A directed graph is leaning more into the ‘regular usage’ side with limited capabilities of ‘developing code’.

Since a node could/can (maybe must as a requirement) also contain code, I see no massive downsides to directed graphs and they would adress some/most of the stated issues that @mbs detailed.

snibgo · June 4, 2022, 12:08pm

A directed graph can be expressed in a structured text language, and a text language can be expressed as a DG (as a graphical image).

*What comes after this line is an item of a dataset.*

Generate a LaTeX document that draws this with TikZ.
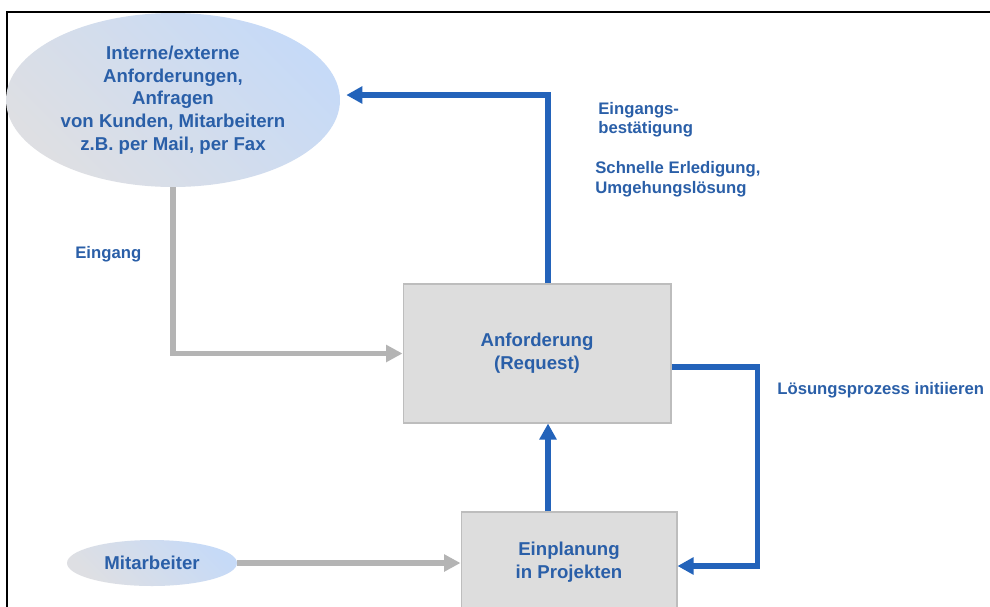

I last used DGs seriously about 30 years ago. They were invaluable for communicating complex technical relationships within engineering teams, and how those relationships changed as the project developed. They helped us understand how relationships could or should be rearranged for performance, system integrity and so on.

When flattened into stupidly large and complex graphics, we used them to impress, baffle and confuse senior management, ie project sponsors.

Entropy512 · June 6, 2022, 1:10pm

For reference, DaVinci Resolve already does this.

And it was my impression that vkdt was node graph based? (Edit: @hanatos confirmed that)

iarga · June 9, 2022, 3:27pm

Last year I made a perspective matching system with Blender and Sverchok:

Keep in mind that both Blender and Sverchok are not my everyday thing.

But…, it does function.

I could make this work without knowlege of complicated matrix calculations. I used a lot of nodes for translations and rotations ( especially the use of quaternions).

I would love to do something like this with G’MIC, but G’MIC is unfortunately too complicated for me to program in.

The most fun was to learn about this perspective matching and the use of the trirectangular tetrahedron therein.

prokoudine · June 10, 2022, 3:22pm

That is what Olive video editor does (free/libre).

richal · June 10, 2022, 7:49pm

This is what audio video pipelines, like direct show, have been doing for years, and it works well! In this ecosystem, plugins are typically called codecs.
You have to be carefull on interfaces “contracts”, maybe define categories for example to ensure a kind of consistency. A well-thought framework is mandatory.
Gnu Radio is another very good example.